* [What you have to do]
Give a verbatim copy of the lines below, minus the pictures.

──────── Supplied information ────────

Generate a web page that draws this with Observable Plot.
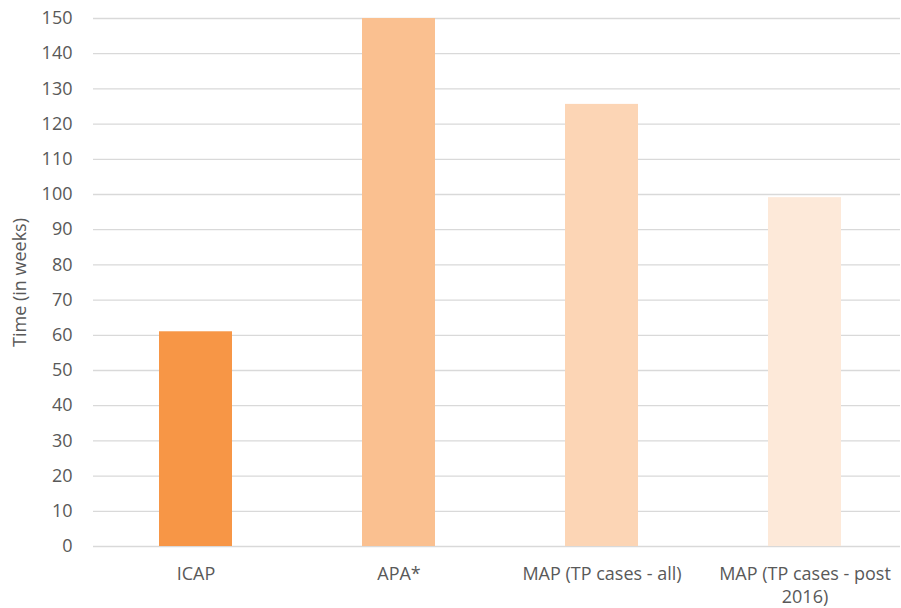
<!DOCTYPE html>
<html>
<head>
<meta charset="utf-8">
<script src="https://cdn.jsdelivr.net/npm/d3@7"></script>
<script src="https://cdn.jsdelivr.net/npm/@observablehq/plot@0.6"></script>
<style>
  html, body { margin: 0; padding: 0; background: #ffffff; }
  #chart { width: 901px; height: 608px; }
</style>
</head>
<body>
<div id="chart"></div>
<script>
const categories = ["ICAP", "APA*", "MAP (TP cases - all)", "MAP (TP cases - post 2016)"];
const tickLabels = ["ICAP", "APA*", "MAP (TP cases - all)", "MAP (TP cases - post\n2016)"];
const values = [61, 150, 125.6, 99.1];
const colors = ["#F79646", "#FAC090", "#FCD5B5", "#FDE9D9"];
const yTicks = d3.range(0, 151, 10);
const yTitle = "Time (in weeks)";

const data = categories.map((c, i) => ({ category: c, value: values[i] }));

const chart = Plot.plot({
  width: 901,
  height: 608,
  marginTop: 18,
  marginBottom: 62,
  marginLeft: 93,
  marginRight: 1,
  style: { fontFamily: "'Open Sans', sans-serif", fontSize: "18px", color: "#595959", background: "#ffffff" },
  x: { domain: categories, range: [92.7, 907.4], paddingInner: 0.64, paddingOuter: 0.32, label: null },
  y: { domain: [0, 150], label: null },
  color: { domain: categories, range: colors },
  marks: [
    Plot.ruleY(yTicks, { stroke: "#D9D9D9", strokeWidth: 1.3 }),
    Plot.barY(data, { x: "category", y: "value", fill: "category" }),
    Plot.axisY({ ticks: yTicks, tickSize: 0, tickPadding: 21, label: null, fill: "#595959" }),
    Plot.axisX({ tickSize: 0, tickPadding: 18, label: null, fill: "#595959", lineHeight: 1.25,
      tickFormat: (d) => tickLabels[categories.indexOf(d)] }),
    Plot.text([yTitle], { frameAnchor: "left", textAnchor: "middle", dx: -73, rotate: -90, text: (d) => d, fill: "#595959", fontSize: 18 })
  ]
});
document.getElementById("chart").appendChild(chart);
</script>
</body>
</html>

────────

* [Correct response]
Generate a web page that draws this with Observable Plot.
<!DOCTYPE html>
<html>
<head>
<meta charset="utf-8">
<script src="https://cdn.jsdelivr.net/npm/d3@7"></script>
<script src="https://cdn.jsdelivr.net/npm/@observablehq/plot@0.6"></script>
<style>
  html, body { margin: 0; padding: 0; background: #ffffff; }
  #chart { width: 901px; height: 608px; }
</style>
</head>
<body>
<div id="chart"></div>
<script>
const categories = ["ICAP", "APA*", "MAP (TP cases - all)", "MAP (TP cases - post 2016)"];
const tickLabels = ["ICAP", "APA*", "MAP (TP cases - all)", "MAP (TP cases - post\n2016)"];
const values = [61, 150, 125.6, 99.1];
const colors = ["#F79646", "#FAC090", "#FCD5B5", "#FDE9D9"];
const yTicks = d3.range(0, 151, 10);
const yTitle = "Time (in weeks)";

const data = categories.map((c, i) => ({ category: c, value: values[i] }));

const chart = Plot.plot({
  width: 901,
  height: 608,
  marginTop: 18,
  marginBottom: 62,
  marginLeft: 93,
  marginRight: 1,
  style: { fontFamily: "'Open Sans', sans-serif", fontSize: "18px", color: "#595959", background: "#ffffff" },
  x: { domain: categories, range: [92.7, 907.4], paddingInner: 0.64, paddingOuter: 0.32, label: null },
  y: { domain: [0, 150], label: null },
  color: { domain: categories, range: colors },
  marks: [
    Plot.ruleY(yTicks, { stroke: "#D9D9D9", strokeWidth: 1.3 }),
    Plot.barY(data, { x: "category", y: "value", fill: "category" }),
    Plot.axisY({ ticks: yTicks, tickSize: 0, tickPadding: 21, label: null, fill: "#595959" }),
    Plot.axisX({ tickSize: 0, tickPadding: 18, label: null, fill: "#595959", lineHeight: 1.25,
      tickFormat: (d) => tickLabels[categories.indexOf(d)] }),
    Plot.text([yTitle], { frameAnchor: "left", textAnchor: "middle", dx: -73, rotate: -90, text: (d) => d, fill: "#595959", fontSize: 18 })
  ]
});
document.getElementById("chart").appendChild(chart);
</script>
</body>
</html>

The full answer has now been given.